This post talks about how courts in India construe action or inaction upon receipt of a cease and desist letter by a potential defendant.
Ignoring a Cease & Desist Letter
Courts will almost always draw a negative inference in the event a defendant fails to respond to a cease and desist letter. Such a preliminary inference might assist a plaintiff in obtaining an interim injunction, including ex-parte injunction (an injunction that is granted without the other side being given an opportunity to be heard).

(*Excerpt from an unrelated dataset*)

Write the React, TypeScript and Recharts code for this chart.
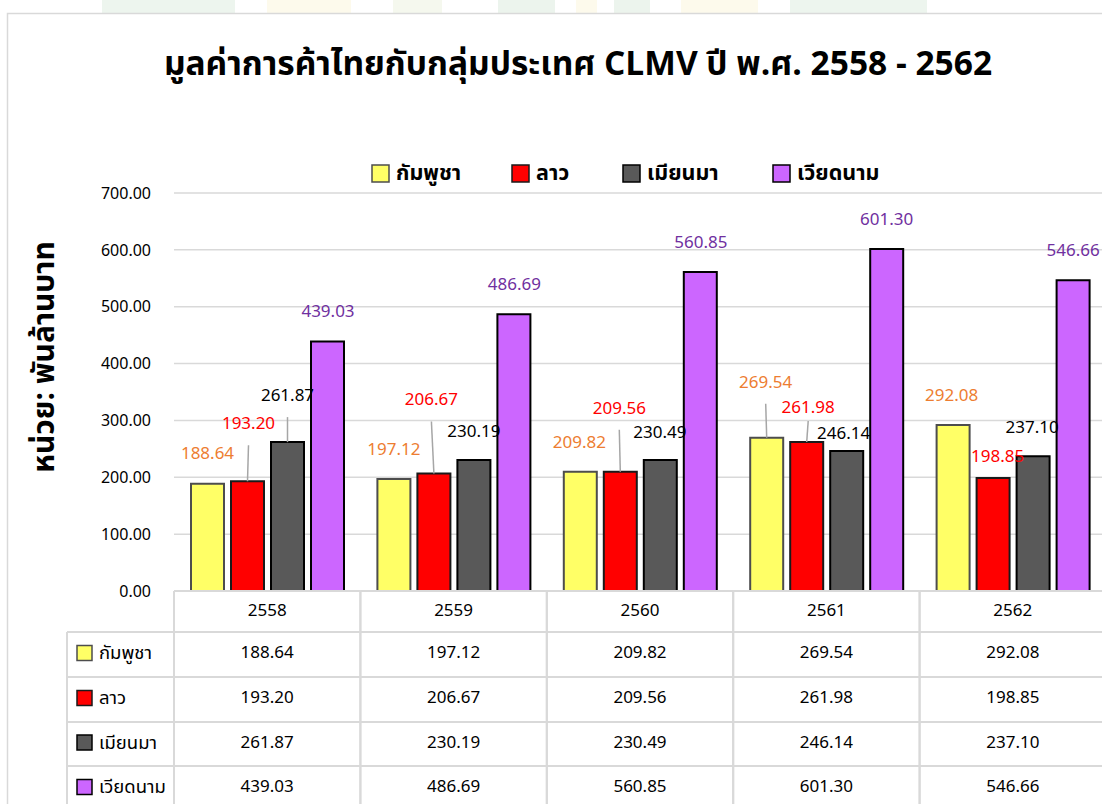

Receiving a Response to a Cease & Desist Letter
If a potential defendant responds to a cease and desist letter, it is to be expected that the response will be accompanied by denials regarding the allegations made in a cease and desist letter. However, such responses may contain important admissions such as a potential plaintiff’s senior rights. Nevertheless, such responses may aid the grant of interim injunctions as the only question the judge needs to answer before granting them is – whether the marks are deceptively similar or not. After all – admission is the best evidence.
The Mitigation of the “Delay Factor”
There is yet another aspect to the role played by cease and desist letters in the grant of injunctions – the mitigation of the “delay factor”. Delay could become an important factor in the court declining grant of an ex-parte injunction or an ad-interim injunctions. A cease and desist letter might help, however. Generally speaking, even if a plaintiff has filed its suit a few months after first becoming aware of the defendant, the prompt sending of a cease and desist letter could mitigate the effect of the delay by showing that the complainant is serious about its statutory and common law rights.

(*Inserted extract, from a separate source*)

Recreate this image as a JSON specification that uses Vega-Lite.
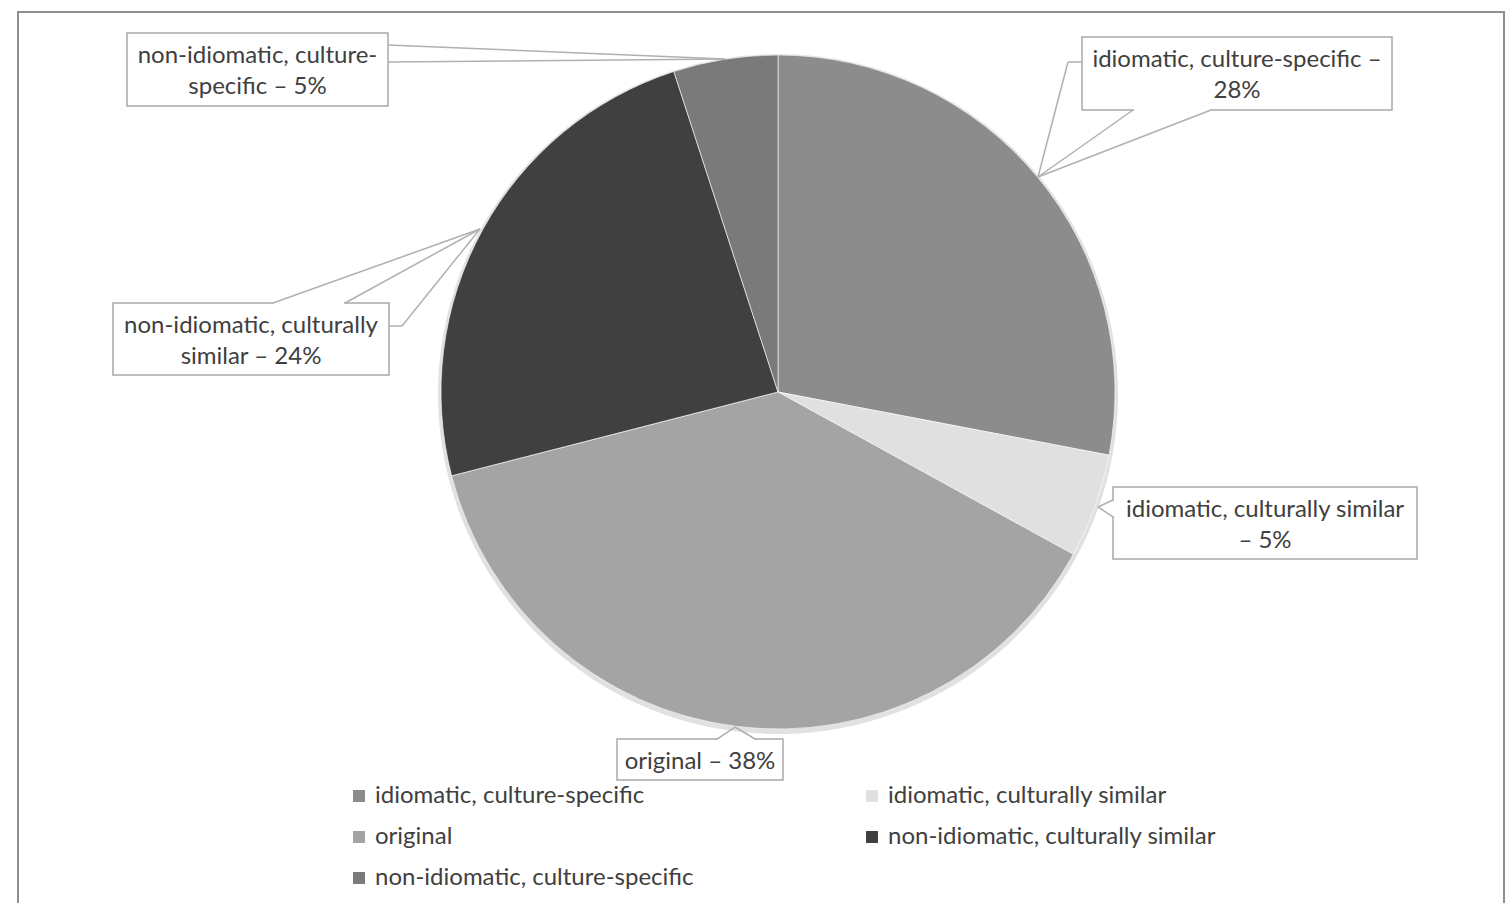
{
  "$schema": "https://vega.github.io/schema/vega-lite/v6.json",
  "width": 1486,
  "height": 900,
  "padding": {"left": 18, "top": 12, "right": 8, "bottom": 0},
  "autosize": {"type": "pad"},
  "background": "white",
  "datasets": {
    "slices": [
      {"category": "idiomatic, culture-specific", "pct": 28, "rank": 1},
      {"category": "idiomatic, culturally similar", "pct": 5, "rank": 2},
      {"category": "original", "pct": 38, "rank": 3},
      {"category": "non-idiomatic, culturally similar", "pct": 24, "rank": 4},
      {"category": "non-idiomatic, culture-specific", "pct": 5, "rank": 5}
    ],
    "boxes": [
      {"label": "non-idiomatic, culture-\nspecific – 5%", "x0": -1.9318, "x1": -1.1573, "y0": 1.0653, "y1": 0.8487},
      {"label": "idiomatic, culture-specific –\n28%", "x0": 0.9021, "x1": 1.8220, "y0": 1.0534, "y1": 0.8368},
      {"label": "idiomatic, culturally similar\n– 5%", "x0": 0.9941, "x1": 1.8961, "y0": -0.2819, "y1": -0.4955},
      {"label": "non-idiomatic, culturally\nsimilar – 24%", "x0": -1.9733, "x1": -1.1543, "y0": 0.2641, "y1": 0.0504},
      {"label": "original – 38%", "x0": -0.4777, "x1": 0.0148, "y0": -1.0297, "y1": -1.1513}
    ],
    "gaps": [
      {"x0": 1.0564, "y0": 0.8368, "x1": 1.2819, "y1": 0.8368},
      {"x0": 0.9941, "y0": -0.3235, "x1": 0.9941, "y1": -0.3679},
      {"x0": -1.4955, "y0": 0.2641, "x1": -1.2879, "y1": 0.2641},
      {"x0": -0.1780, "y0": -1.0297, "x1": -0.0712, "y1": -1.0297}
    ],
    "leaders": [
      {"x0": -1.1573, "y0": 1.0297, "x1": -0.1573, "y1": 0.9881},
      {"x0": -1.1573, "y0": 0.9792, "x1": -0.1573, "y1": 0.9881},
      {"x0": 0.9021, "y0": 0.9792, "x1": 0.8605, "y1": 0.9792},
      {"x0": 0.8605, "y0": 0.9792, "x1": 0.7715, "y1": 0.6380},
      {"x0": 1.0534, "y0": 0.8368, "x1": 0.7715, "y1": 0.6380},
      {"x0": 1.2849, "y0": 0.8368, "x1": 0.7715, "y1": 0.6380},
      {"x0": 0.9941, "y0": -0.3205, "x1": 0.9496, "y1": -0.3412},
      {"x0": 0.9496, "y0": -0.3412, "x1": 0.9941, "y1": -0.3709},
      {"x0": -1.4985, "y0": 0.2641, "x1": -0.8843, "y1": 0.4837},
      {"x0": -1.2849, "y0": 0.2641, "x1": -0.8843, "y1": 0.4837},
      {"x0": -1.1543, "y0": 0.1958, "x1": -1.1157, "y1": 0.1958},
      {"x0": -1.1157, "y0": 0.1958, "x1": -0.8843, "y1": 0.4837},
      {"x0": -0.1810, "y0": -1.0297, "x1": -0.1276, "y1": -0.9941},
      {"x0": -0.1276, "y0": -0.9941, "x1": -0.0682, "y1": -1.0297}
    ]
  },
  "layer": [
    {
      "data": {"name": "slices"},
      "mark": {"type": "arc", "outerRadius": 340, "fill": "#d4d4d4", "opacity": 0.7},
      "encoding": {
        "x": {"datum": 0, "type": "quantitative", "axis": null,
              "scale": {"domain": [-2.2552, 2.1543], "nice": false, "zero": false}},
        "y": {"datum": -0.006, "type": "quantitative", "axis": null,
              "scale": {"domain": [-1.54303, 1.12760], "nice": false, "zero": false}},
        "theta": {"field": "pct", "type": "quantitative", "stack": true},
        "order": {"field": "rank", "type": "quantitative"}
      }
    },
    {
      "data": {"name": "slices"},
      "mark": {"type": "arc", "outerRadius": 337, "stroke": "#ffffff", "strokeWidth": 1, "strokeOpacity": 0.6},
      "encoding": {
        "x": {"datum": 0, "type": "quantitative"},
        "y": {"datum": 0, "type": "quantitative"},
        "theta": {"field": "pct", "type": "quantitative", "stack": true},
        "order": {"field": "rank", "type": "quantitative"},
        "color": {
          "field": "category",
          "type": "nominal",
          "scale": {
            "domain": ["idiomatic, culture-specific", "original", "non-idiomatic, culture-specific", "idiomatic, culturally similar", "non-idiomatic, culturally similar"],
            "range": ["#8c8c8c", "#a4a4a4", "#7a7a7a", "#e0e0e0", "#404040"]
          },
          "legend": {
            "title": null,
            "orient": "none",
            "legendX": 329,
            "legendY": 772,
            "columns": 2,
            "columnPadding": 166,
            "rowPadding": 17,
            "padding": 0,
            "symbolType": "square",
            "symbolSize": 144,
            "symbolStrokeWidth": 0,
            "labelFont": "Lato",
            "labelFontSize": 24,
            "labelColor": "#404040",
            "labelOffset": 4,
            "labelLimit": 0
          }
        }
      }
    },
    {
      "data": {"name": "boxes"},
      "mark": {"type": "rect", "fill": "#ffffff", "stroke": "#a8a8a8", "strokeWidth": 1.5},
      "encoding": {
        "x": {"field": "x0", "type": "quantitative"},
        "x2": {"field": "x1"},
        "y": {"field": "y0", "type": "quantitative"},
        "y2": {"field": "y1"}
      }
    },
    {
      "data": {"name": "gaps"},
      "mark": {"type": "rule", "stroke": "#ffffff", "strokeWidth": 2.5},
      "encoding": {
        "x": {"field": "x0", "type": "quantitative"},
        "x2": {"field": "x1"},
        "y": {"field": "y0", "type": "quantitative"},
        "y2": {"field": "y1"}
      }
    },
    {
      "data": {"name": "leaders"},
      "mark": {"type": "rule", "stroke": "#b0b0b0", "strokeWidth": 1.5},
      "encoding": {
        "x": {"field": "x0", "type": "quantitative"},
        "x2": {"field": "x1"},
        "y": {"field": "y0", "type": "quantitative"},
        "y2": {"field": "y1"}
      }
    },
    {
      "data": {"name": "boxes"},
      "transform": [
        {"calculate": "(datum.x0 + datum.x1) / 2", "as": "cx"},
        {"calculate": "datum.y0 - 0.0682", "as": "cy"}
      ],
      "mark": {"type": "text", "font": "Lato", "fontSize": 24, "color": "#404040", "lineBreak": "\n", "lineHeight": 31, "align": "center", "baseline": "middle"},
      "encoding": {
        "x": {"field": "cx", "type": "quantitative"},
        "y": {"field": "cy", "type": "quantitative"},
        "text": {"field": "label"}
      }
    }
  ],
  "config": {
    "view": {"stroke": "#8e8e8e", "strokeWidth": 2}
  }
}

Tilting the Scales of Equity
Sending a cease and desist letter also helps tilting the scales of equity in favor of the plaintiff as it also shows that the complainant tried to settle the dispute amicably before opting for a litigation. In a country, known for the large number of pending law suits that have dragged on for a number of years, owing to the unfavorable ratio of the size of its population vis-à-vis the number of appointments in the judiciary, attempts to amicably settle the dispute help position the complainants as “injunction-worthy”.
Cease and Desist Letters as Instigators of Caveat Petitions
Cease and desist letters may propel the other side to file caveats in courts. Once a caveat is filed, a complainant cannot obtain ex-parte orders upon filing a suit, and the other side must be given an opportunity to be heard before the court passes any adverse orders against it. However, even if obtaining an ex-parte injunction is no longer an option, it is still possible to press for an ad-interim injunction aggressively on each hearing date. The benefits discussed above in respect of cease and desist letters would no doubt even extend to the grant of an ad-interim injunction. One situation, where one could consider dispensing with sending a cease and desist letter, is when an ex-parte injunction is urgently required.

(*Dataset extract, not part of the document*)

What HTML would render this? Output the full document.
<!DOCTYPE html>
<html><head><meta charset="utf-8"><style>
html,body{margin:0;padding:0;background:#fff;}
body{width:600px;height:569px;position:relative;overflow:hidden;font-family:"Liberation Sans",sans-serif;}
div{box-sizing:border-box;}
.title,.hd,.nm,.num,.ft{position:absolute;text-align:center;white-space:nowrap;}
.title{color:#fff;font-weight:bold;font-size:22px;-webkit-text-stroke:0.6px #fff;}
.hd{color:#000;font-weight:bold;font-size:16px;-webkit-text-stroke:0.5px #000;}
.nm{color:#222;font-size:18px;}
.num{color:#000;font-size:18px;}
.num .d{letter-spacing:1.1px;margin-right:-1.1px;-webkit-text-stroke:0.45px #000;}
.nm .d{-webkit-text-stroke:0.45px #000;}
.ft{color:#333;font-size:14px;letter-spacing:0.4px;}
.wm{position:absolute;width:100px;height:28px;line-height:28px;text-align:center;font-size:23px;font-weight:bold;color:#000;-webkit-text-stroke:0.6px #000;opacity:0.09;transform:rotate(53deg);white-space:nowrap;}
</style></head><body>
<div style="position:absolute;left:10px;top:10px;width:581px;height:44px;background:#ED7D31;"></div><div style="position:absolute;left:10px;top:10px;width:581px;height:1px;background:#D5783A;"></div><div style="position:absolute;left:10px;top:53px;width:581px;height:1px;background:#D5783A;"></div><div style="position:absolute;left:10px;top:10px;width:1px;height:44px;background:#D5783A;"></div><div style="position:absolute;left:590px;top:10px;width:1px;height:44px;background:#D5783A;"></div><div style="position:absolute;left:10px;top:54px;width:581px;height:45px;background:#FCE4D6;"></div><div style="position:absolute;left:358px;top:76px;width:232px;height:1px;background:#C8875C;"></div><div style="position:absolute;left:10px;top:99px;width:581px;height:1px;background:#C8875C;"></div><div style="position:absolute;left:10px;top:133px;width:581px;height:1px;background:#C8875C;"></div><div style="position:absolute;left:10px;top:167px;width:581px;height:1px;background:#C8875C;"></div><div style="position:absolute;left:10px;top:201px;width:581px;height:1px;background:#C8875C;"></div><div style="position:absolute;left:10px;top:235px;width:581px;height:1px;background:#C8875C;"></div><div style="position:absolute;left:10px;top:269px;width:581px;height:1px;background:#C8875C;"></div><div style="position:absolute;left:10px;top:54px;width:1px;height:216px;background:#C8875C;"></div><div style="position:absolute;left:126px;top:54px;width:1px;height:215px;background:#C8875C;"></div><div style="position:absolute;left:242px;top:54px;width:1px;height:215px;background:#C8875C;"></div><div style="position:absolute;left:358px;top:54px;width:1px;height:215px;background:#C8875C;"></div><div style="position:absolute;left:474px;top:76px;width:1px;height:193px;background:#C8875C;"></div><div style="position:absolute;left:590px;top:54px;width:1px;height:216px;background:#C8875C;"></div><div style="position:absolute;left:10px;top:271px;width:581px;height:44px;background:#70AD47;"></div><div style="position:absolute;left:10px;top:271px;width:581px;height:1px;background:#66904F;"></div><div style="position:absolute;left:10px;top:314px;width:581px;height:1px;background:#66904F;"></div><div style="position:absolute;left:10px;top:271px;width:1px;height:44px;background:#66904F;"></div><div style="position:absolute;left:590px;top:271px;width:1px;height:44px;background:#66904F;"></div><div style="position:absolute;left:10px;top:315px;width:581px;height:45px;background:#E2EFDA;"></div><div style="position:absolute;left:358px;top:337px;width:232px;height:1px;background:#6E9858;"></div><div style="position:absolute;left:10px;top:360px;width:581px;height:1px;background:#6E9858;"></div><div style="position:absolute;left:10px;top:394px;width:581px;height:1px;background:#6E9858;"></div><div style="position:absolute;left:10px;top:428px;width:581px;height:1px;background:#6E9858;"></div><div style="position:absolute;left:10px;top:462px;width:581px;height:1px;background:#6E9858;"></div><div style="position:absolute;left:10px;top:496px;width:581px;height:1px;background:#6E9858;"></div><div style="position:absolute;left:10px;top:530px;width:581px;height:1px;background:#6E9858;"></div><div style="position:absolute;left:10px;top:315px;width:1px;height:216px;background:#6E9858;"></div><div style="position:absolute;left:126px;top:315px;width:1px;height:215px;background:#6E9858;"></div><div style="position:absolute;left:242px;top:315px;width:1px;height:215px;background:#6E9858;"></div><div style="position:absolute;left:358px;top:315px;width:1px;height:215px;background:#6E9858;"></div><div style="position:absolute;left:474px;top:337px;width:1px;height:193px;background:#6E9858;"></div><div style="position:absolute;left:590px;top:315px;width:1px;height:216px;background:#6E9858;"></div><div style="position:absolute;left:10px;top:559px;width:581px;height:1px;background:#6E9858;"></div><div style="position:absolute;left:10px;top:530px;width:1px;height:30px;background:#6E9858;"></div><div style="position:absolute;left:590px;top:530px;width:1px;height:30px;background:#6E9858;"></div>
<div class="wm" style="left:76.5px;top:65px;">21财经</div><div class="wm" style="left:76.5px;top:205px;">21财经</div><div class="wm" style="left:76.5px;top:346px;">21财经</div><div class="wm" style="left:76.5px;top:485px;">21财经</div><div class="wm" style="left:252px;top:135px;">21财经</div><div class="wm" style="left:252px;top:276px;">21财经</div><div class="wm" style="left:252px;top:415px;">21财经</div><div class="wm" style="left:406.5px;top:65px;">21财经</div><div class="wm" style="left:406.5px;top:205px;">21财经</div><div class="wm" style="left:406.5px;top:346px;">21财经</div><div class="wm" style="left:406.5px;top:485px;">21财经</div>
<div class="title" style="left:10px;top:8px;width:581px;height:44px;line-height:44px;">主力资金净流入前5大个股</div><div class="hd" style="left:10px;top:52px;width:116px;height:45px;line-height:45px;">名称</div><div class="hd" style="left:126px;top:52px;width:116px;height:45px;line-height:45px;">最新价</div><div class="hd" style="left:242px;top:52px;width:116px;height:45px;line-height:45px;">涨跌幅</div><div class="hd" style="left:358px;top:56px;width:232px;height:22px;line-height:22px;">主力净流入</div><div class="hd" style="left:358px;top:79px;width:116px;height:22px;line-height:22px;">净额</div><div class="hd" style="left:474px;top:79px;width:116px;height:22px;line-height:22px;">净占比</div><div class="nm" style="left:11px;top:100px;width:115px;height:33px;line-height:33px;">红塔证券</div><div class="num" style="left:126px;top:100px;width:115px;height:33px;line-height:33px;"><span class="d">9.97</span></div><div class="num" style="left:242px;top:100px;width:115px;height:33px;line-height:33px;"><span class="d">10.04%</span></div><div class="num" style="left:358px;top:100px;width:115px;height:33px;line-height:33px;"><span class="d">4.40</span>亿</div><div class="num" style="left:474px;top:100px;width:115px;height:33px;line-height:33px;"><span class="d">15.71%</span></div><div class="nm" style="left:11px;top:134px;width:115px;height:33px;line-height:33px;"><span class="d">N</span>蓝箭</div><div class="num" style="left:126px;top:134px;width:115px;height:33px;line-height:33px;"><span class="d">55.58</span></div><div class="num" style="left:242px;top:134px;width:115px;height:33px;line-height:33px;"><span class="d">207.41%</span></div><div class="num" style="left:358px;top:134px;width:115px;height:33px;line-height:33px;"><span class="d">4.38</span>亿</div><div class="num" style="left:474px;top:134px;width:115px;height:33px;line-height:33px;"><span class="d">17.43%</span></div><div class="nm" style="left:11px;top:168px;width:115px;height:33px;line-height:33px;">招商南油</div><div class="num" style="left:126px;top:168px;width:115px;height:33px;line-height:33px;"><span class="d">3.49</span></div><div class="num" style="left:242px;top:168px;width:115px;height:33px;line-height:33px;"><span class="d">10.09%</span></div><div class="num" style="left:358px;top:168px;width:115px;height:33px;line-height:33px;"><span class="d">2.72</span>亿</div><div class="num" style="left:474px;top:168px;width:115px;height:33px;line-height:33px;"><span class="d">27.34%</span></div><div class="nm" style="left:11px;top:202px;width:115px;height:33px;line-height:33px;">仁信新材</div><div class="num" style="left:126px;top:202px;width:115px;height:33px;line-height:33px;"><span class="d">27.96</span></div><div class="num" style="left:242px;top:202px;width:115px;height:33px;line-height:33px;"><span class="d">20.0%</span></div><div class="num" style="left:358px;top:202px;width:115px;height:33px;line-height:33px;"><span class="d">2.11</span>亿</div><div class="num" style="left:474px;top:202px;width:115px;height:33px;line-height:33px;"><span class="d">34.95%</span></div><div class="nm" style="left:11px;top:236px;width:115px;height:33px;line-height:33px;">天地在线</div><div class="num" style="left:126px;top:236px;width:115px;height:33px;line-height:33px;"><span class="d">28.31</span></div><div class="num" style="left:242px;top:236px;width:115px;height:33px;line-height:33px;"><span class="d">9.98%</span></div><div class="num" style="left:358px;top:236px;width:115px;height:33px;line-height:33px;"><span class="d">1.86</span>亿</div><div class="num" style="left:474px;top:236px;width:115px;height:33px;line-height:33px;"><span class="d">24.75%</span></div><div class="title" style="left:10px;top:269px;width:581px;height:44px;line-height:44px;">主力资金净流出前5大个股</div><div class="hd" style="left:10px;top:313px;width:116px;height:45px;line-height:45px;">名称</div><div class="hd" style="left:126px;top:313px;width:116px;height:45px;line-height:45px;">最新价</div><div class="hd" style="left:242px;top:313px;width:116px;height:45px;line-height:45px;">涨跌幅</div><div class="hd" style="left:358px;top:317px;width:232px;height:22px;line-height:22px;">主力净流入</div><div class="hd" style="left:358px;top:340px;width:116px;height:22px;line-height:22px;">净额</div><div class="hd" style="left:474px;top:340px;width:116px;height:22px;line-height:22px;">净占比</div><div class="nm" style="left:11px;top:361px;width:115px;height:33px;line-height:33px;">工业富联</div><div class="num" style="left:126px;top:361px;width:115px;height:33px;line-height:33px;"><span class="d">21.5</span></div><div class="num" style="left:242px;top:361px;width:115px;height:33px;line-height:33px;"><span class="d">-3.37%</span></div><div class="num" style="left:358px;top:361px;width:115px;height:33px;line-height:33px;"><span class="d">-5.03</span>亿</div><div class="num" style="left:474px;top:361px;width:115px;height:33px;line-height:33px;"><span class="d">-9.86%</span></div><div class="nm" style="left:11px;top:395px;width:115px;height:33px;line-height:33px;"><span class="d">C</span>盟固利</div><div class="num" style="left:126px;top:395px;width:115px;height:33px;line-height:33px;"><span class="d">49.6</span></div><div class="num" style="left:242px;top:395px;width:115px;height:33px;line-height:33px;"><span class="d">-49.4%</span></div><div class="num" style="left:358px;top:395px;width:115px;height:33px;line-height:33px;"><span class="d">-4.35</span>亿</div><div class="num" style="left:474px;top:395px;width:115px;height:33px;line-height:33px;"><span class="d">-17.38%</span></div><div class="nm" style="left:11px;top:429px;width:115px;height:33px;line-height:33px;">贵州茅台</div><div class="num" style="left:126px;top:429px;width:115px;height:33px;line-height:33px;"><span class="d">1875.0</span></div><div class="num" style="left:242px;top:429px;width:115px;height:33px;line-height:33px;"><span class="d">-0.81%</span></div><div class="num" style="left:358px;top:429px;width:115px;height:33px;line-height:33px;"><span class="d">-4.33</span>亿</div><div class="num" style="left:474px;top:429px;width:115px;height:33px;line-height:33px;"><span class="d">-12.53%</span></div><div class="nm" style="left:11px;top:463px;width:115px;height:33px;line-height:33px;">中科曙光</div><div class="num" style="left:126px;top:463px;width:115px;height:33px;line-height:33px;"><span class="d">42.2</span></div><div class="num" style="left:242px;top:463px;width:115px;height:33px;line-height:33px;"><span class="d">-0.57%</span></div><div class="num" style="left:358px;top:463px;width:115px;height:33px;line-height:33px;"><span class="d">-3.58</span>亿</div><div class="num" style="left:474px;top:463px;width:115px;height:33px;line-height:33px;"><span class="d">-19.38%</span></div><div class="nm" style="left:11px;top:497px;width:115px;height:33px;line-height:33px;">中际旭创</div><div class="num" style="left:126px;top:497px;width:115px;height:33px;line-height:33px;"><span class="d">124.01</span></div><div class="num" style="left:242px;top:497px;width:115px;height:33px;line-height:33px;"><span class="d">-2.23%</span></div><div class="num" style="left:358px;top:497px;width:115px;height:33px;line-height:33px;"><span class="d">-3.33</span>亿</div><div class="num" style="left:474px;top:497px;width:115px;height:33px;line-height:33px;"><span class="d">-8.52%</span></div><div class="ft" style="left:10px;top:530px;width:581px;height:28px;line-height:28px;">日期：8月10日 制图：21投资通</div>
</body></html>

Interestingly, Indian law witnessed a phase when cease and desist letters were not as useful as discussed above. In 2001, the Delhi High Court, ruled that sending a cease and desist letter would back-fire if the complainant does not file a law suit soon after, and not doing so showed that the complainant has willfully allowed the other side to continue the disputed activities.[1] Thankfully, the Supreme Court, in 2004, over-ruled that decision, holding that a mere delay in filing a suit does not disentitle the complainant to an injunction, and expunged the Delhi High Court’s take on cease and desist letters from the law.[2] Thereafter, once again, cease and desist letters were considered useful tools that aid in adjudicating the grant of injunctions. And since then, their importance in injunction jurisprudence, has only grown.
[1] Sudhir Bhatia and Ors. v. Midas Hygiene Industries P. Ltd. and Anr., Order dt. 20.09.2001 in FAO (OS) 347/2001. [2] Midas Hygiene Industries P. Ltd. and Anr. v. Sudhir Bhatia and Ors., 2004 (3) SCC 90.